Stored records
====================
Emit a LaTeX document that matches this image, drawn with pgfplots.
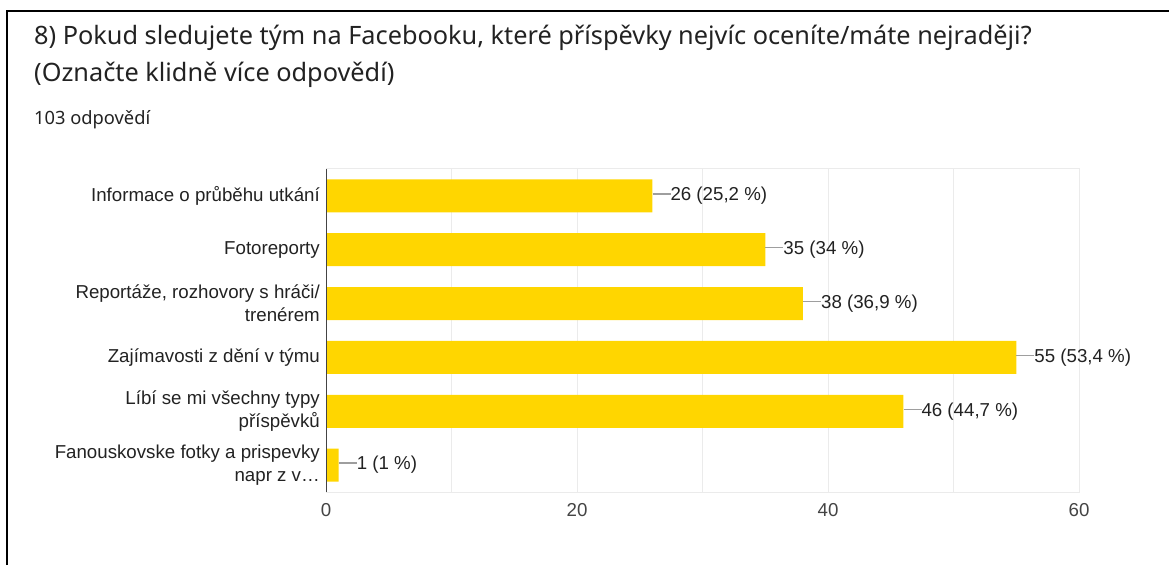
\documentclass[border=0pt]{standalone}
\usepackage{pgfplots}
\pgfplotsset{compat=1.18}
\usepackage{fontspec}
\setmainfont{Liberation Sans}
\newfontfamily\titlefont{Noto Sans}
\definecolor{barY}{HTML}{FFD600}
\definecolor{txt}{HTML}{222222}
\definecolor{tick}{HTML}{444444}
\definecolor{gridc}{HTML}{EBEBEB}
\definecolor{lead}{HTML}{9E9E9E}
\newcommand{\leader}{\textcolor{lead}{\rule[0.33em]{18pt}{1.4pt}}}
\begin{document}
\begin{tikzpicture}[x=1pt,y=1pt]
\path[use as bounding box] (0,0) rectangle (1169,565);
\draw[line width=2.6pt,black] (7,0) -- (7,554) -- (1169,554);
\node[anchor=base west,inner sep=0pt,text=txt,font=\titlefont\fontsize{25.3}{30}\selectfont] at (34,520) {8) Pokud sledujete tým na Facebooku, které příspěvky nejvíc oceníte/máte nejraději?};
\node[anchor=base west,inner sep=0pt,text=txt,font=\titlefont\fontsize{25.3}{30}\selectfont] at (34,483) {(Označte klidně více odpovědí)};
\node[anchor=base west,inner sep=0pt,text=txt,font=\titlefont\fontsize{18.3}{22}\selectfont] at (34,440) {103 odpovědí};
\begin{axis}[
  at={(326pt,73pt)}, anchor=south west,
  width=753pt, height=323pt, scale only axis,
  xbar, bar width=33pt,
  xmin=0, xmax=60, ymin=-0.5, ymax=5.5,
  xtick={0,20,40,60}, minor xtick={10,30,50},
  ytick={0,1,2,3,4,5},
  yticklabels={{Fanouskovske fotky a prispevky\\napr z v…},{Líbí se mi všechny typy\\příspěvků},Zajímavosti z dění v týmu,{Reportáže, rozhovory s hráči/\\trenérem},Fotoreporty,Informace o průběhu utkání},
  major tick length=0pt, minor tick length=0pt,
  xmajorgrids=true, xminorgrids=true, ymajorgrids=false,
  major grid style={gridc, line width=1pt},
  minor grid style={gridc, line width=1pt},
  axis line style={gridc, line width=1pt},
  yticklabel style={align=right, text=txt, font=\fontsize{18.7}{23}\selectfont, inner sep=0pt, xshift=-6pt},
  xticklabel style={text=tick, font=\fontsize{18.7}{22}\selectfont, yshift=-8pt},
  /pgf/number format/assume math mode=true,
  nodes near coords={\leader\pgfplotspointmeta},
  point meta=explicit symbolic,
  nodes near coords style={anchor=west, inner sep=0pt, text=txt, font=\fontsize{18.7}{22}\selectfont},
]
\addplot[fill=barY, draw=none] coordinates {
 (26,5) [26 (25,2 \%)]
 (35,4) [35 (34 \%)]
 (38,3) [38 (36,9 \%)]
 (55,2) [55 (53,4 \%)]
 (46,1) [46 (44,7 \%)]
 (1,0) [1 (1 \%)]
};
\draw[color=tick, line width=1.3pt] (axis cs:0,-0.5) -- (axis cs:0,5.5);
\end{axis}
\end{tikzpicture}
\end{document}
====================
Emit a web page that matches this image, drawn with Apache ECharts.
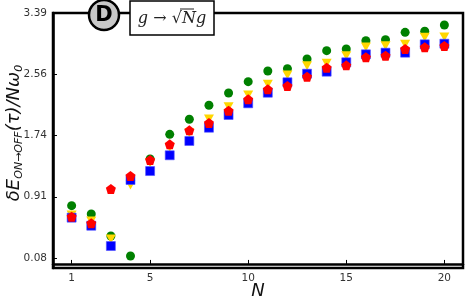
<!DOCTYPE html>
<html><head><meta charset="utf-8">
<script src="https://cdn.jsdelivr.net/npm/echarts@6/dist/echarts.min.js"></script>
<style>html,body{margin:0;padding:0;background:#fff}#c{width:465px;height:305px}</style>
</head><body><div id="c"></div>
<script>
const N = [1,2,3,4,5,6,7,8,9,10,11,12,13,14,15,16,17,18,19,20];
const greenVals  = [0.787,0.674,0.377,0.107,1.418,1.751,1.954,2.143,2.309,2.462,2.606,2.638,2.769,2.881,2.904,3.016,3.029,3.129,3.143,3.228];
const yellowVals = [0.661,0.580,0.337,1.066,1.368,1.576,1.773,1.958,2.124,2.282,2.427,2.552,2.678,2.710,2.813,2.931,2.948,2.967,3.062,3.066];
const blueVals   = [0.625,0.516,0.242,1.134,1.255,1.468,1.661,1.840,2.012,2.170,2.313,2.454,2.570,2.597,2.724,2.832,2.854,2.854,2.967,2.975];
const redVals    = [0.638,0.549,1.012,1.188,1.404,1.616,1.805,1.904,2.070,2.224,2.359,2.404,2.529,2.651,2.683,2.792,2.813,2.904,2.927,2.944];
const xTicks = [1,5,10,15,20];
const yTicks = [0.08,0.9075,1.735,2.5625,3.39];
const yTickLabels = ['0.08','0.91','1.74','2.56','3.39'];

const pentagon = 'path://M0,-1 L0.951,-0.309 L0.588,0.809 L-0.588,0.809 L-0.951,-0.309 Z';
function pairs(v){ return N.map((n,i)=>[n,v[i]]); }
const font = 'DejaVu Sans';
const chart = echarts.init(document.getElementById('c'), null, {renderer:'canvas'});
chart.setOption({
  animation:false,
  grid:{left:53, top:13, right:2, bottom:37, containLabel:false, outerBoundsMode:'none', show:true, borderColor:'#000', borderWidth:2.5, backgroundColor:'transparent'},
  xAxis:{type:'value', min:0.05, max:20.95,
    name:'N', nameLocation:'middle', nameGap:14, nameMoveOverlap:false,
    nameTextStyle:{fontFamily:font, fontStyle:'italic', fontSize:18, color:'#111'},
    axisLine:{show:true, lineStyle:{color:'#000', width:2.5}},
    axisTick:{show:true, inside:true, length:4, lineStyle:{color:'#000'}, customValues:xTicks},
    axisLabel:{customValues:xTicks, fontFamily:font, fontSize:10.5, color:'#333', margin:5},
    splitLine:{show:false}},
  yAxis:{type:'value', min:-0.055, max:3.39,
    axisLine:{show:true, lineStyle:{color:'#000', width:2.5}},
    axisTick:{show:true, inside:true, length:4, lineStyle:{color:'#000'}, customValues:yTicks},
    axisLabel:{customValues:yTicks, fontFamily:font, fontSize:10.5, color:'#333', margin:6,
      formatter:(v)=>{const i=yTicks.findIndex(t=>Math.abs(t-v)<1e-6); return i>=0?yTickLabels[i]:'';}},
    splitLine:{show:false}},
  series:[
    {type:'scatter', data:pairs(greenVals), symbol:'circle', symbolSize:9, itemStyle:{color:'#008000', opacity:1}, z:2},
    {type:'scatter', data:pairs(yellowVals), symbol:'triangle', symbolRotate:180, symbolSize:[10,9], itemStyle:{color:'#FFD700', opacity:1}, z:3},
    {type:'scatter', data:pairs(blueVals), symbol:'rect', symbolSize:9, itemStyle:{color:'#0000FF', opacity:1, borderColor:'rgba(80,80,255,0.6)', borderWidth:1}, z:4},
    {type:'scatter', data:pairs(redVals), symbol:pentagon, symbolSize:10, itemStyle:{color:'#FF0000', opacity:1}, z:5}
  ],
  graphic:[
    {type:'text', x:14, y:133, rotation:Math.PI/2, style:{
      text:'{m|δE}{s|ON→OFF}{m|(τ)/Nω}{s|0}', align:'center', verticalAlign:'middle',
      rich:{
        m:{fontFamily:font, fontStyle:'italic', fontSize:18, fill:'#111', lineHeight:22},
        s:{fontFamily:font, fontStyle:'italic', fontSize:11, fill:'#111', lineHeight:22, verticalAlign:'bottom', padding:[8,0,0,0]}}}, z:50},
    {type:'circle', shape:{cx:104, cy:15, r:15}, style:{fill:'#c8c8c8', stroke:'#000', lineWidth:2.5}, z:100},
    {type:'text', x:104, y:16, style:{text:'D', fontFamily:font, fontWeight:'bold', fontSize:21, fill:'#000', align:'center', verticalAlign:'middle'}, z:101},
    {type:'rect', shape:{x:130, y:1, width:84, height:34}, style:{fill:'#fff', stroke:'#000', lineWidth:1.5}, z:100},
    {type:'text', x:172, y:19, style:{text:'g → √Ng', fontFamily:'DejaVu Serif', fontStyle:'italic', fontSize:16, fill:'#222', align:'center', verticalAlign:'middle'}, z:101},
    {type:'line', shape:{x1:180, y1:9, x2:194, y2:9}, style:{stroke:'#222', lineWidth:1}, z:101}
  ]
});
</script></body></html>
====================
## PROMPT
Find every line in the entries that includes the word "image", then state how many there are and nothing else.

## COMPLETE RESPONSE
2